§ Information shown:

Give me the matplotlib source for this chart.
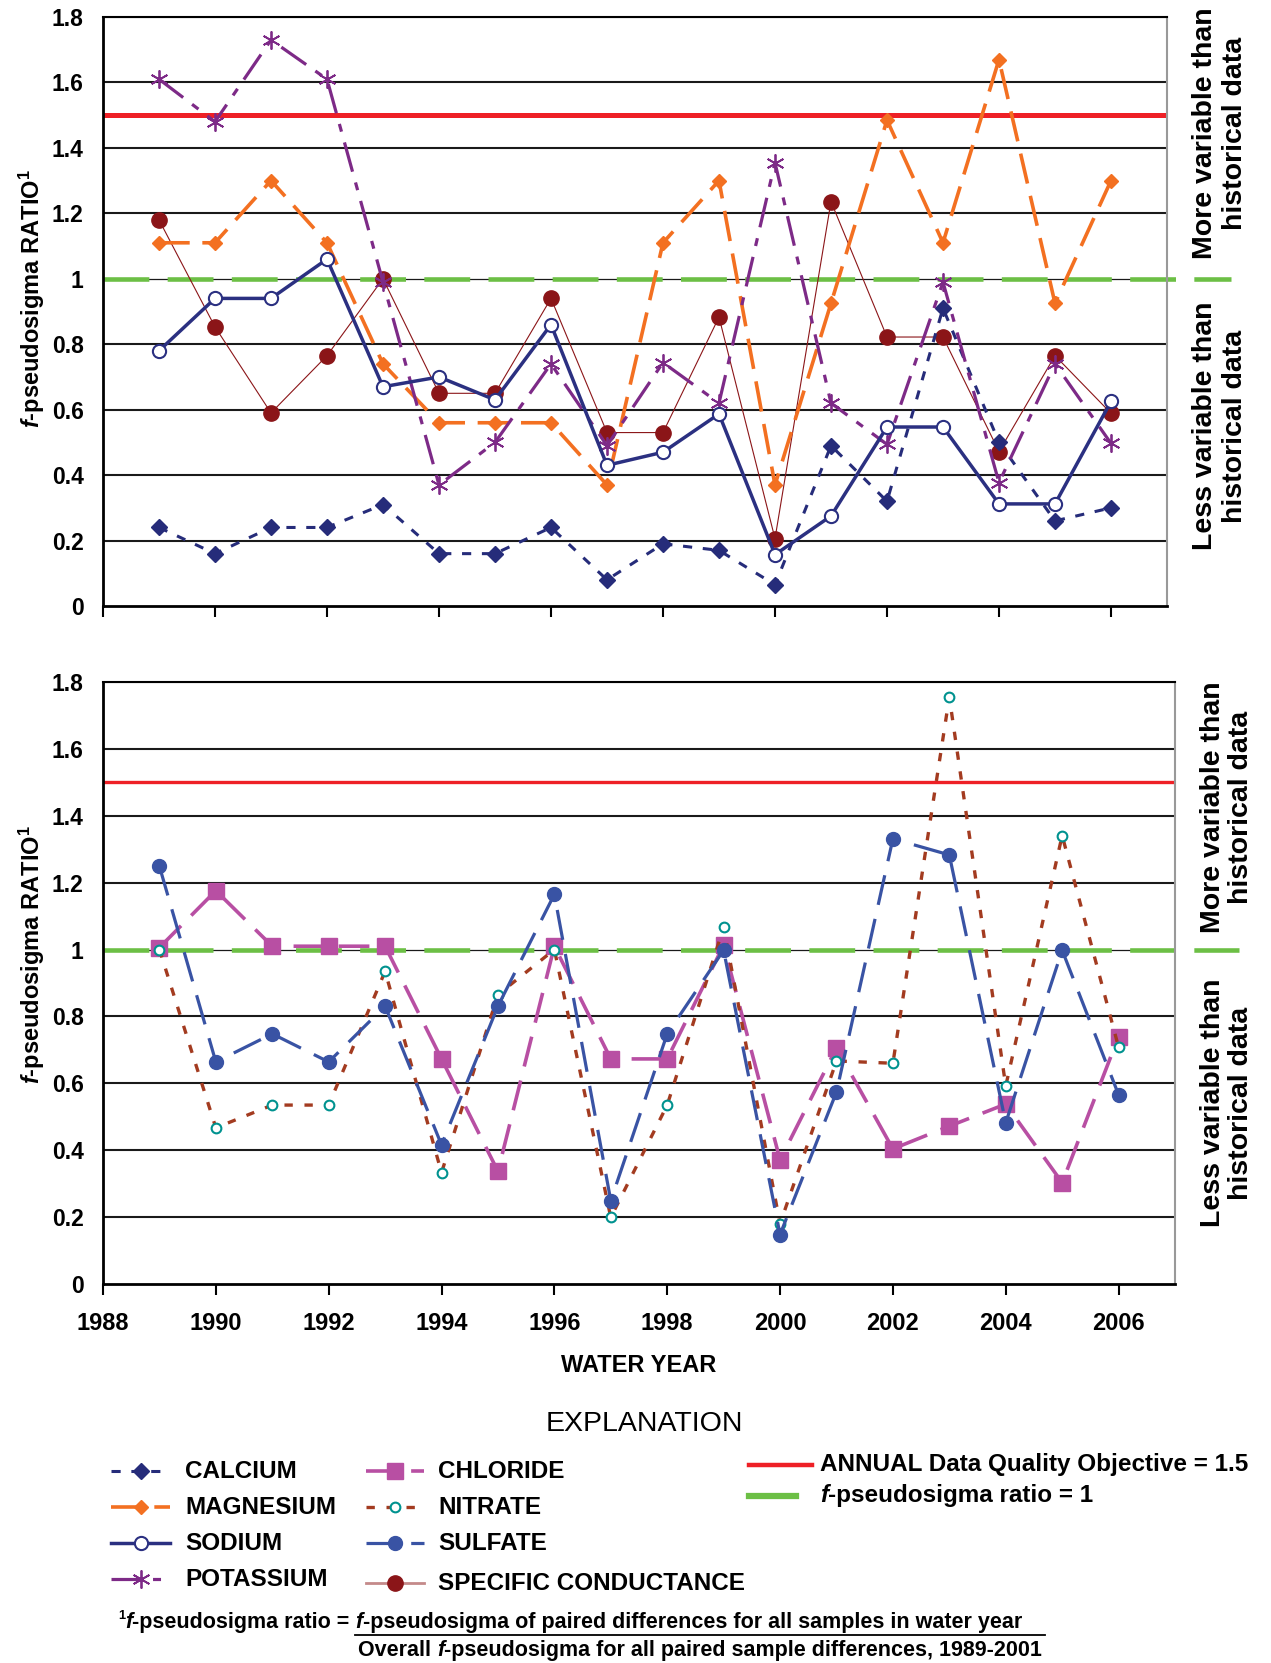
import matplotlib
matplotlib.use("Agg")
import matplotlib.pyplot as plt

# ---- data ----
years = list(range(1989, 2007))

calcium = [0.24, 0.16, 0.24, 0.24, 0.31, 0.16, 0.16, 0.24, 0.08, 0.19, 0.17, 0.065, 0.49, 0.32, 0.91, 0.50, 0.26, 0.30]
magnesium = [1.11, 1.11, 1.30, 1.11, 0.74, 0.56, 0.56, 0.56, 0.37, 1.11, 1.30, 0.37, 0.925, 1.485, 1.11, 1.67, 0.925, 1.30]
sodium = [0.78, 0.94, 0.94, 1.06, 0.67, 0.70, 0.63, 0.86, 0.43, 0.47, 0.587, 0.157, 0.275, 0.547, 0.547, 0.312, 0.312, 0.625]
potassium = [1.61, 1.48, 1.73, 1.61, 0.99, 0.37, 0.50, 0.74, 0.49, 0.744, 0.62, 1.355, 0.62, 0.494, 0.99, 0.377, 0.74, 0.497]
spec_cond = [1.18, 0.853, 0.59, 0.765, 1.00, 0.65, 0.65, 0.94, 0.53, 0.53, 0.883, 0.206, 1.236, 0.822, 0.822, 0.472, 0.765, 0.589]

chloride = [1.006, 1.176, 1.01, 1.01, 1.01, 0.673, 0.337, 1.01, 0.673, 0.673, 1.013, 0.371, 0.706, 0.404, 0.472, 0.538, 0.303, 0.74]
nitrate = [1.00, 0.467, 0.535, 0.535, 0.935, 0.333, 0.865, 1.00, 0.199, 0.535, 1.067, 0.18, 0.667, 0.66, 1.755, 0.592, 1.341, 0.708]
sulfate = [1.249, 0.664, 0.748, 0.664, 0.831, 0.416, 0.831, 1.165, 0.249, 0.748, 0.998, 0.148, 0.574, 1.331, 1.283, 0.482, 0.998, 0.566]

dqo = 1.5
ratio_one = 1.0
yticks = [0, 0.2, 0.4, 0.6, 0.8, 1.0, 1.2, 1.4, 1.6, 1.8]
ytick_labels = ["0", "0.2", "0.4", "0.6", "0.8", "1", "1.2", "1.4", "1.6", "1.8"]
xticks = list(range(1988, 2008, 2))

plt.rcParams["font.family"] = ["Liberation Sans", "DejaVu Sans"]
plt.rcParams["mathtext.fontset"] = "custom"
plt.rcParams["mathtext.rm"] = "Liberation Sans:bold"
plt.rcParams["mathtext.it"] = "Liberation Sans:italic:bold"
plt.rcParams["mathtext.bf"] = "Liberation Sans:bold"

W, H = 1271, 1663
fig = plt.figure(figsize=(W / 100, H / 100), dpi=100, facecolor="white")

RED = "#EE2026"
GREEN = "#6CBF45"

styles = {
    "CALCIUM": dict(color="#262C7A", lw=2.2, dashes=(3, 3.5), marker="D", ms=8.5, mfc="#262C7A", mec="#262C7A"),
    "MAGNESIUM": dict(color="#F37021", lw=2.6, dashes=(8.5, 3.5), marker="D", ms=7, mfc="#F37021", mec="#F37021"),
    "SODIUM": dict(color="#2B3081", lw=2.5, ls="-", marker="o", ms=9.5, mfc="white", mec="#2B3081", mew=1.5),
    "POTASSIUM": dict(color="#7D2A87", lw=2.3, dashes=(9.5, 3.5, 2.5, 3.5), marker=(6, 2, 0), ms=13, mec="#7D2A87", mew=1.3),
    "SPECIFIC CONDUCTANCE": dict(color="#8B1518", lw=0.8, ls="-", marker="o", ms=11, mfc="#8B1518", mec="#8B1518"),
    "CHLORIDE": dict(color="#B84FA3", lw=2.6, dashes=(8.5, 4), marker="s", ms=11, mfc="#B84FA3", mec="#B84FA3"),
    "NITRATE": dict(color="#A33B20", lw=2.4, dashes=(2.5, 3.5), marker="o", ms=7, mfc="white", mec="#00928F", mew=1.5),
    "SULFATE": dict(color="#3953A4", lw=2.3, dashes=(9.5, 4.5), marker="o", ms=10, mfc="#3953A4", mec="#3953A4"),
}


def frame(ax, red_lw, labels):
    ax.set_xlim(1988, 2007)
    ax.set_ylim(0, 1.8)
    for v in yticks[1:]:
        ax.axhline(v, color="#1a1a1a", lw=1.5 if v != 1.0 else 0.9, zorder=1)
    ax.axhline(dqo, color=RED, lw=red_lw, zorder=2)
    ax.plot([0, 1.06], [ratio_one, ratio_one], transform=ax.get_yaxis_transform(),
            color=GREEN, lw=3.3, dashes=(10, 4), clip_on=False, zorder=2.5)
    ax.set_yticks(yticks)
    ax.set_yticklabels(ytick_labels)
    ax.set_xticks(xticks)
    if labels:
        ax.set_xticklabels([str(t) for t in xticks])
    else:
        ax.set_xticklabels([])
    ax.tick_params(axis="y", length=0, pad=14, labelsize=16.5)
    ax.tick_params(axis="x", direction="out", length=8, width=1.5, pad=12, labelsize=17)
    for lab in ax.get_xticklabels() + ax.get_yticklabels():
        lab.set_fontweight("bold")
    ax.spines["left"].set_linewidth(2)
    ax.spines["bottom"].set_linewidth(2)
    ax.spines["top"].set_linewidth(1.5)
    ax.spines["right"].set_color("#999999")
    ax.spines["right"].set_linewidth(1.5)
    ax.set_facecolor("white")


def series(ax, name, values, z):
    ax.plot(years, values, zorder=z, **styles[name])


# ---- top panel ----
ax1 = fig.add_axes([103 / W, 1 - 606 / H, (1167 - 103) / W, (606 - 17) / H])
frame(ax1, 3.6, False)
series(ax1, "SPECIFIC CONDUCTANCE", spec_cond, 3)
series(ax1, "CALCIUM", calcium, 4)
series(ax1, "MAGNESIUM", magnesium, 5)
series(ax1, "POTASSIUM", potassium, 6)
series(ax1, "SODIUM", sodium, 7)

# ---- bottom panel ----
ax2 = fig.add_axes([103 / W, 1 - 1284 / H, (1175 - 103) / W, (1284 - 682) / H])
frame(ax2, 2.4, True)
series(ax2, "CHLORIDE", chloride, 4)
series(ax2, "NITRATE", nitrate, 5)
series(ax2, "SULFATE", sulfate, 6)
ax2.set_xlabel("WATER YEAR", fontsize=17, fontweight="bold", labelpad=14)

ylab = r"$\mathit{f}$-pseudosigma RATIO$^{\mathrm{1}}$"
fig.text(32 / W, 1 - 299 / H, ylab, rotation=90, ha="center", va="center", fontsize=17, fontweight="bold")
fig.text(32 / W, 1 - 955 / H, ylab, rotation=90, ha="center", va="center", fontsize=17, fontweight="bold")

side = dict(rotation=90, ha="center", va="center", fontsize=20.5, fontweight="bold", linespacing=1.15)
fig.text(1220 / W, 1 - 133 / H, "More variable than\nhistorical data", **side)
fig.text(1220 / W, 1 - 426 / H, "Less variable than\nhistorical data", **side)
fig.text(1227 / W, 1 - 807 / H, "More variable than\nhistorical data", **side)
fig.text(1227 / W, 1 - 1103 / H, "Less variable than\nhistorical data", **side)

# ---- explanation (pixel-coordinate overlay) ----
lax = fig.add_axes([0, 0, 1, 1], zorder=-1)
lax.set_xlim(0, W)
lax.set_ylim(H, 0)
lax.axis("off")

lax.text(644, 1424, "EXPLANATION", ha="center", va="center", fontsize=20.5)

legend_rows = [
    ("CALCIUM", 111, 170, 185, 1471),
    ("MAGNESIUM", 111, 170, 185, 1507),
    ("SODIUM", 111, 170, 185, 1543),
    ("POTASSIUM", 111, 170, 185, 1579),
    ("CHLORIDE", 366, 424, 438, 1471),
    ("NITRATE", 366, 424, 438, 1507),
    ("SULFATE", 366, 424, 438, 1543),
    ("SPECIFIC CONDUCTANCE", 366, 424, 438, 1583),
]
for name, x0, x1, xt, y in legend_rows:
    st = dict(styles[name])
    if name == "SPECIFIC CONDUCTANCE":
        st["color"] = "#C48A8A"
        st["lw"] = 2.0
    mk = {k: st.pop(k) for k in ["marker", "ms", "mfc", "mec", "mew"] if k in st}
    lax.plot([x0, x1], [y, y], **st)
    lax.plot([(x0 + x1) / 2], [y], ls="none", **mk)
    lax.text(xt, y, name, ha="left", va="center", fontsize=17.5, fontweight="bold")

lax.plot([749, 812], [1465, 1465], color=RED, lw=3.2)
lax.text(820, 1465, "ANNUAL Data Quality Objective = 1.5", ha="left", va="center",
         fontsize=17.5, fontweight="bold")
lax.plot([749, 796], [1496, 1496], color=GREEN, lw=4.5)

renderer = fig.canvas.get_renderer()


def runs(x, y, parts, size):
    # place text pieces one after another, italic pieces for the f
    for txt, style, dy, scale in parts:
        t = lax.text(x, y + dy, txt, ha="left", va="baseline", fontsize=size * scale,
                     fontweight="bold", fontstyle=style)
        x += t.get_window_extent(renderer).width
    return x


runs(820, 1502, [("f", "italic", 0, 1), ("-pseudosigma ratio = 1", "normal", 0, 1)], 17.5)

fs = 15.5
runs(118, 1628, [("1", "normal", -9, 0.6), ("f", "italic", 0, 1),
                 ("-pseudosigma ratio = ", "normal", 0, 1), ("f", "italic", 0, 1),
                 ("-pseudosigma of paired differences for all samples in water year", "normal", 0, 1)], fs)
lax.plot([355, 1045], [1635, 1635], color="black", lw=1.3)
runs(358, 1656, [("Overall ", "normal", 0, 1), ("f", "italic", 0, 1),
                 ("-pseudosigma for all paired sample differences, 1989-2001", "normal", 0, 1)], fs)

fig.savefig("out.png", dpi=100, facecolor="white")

§ Your task:
Pictures excluded, repeat exactly the lines from the top of the material through the line with "years = list(range(1989, 2007))", including both of those lines.

§ Solution:
Give me the matplotlib source for this chart.
import matplotlib
matplotlib.use("Agg")
import matplotlib.pyplot as plt

# ---- data ----
years = list(range(1989, 2007))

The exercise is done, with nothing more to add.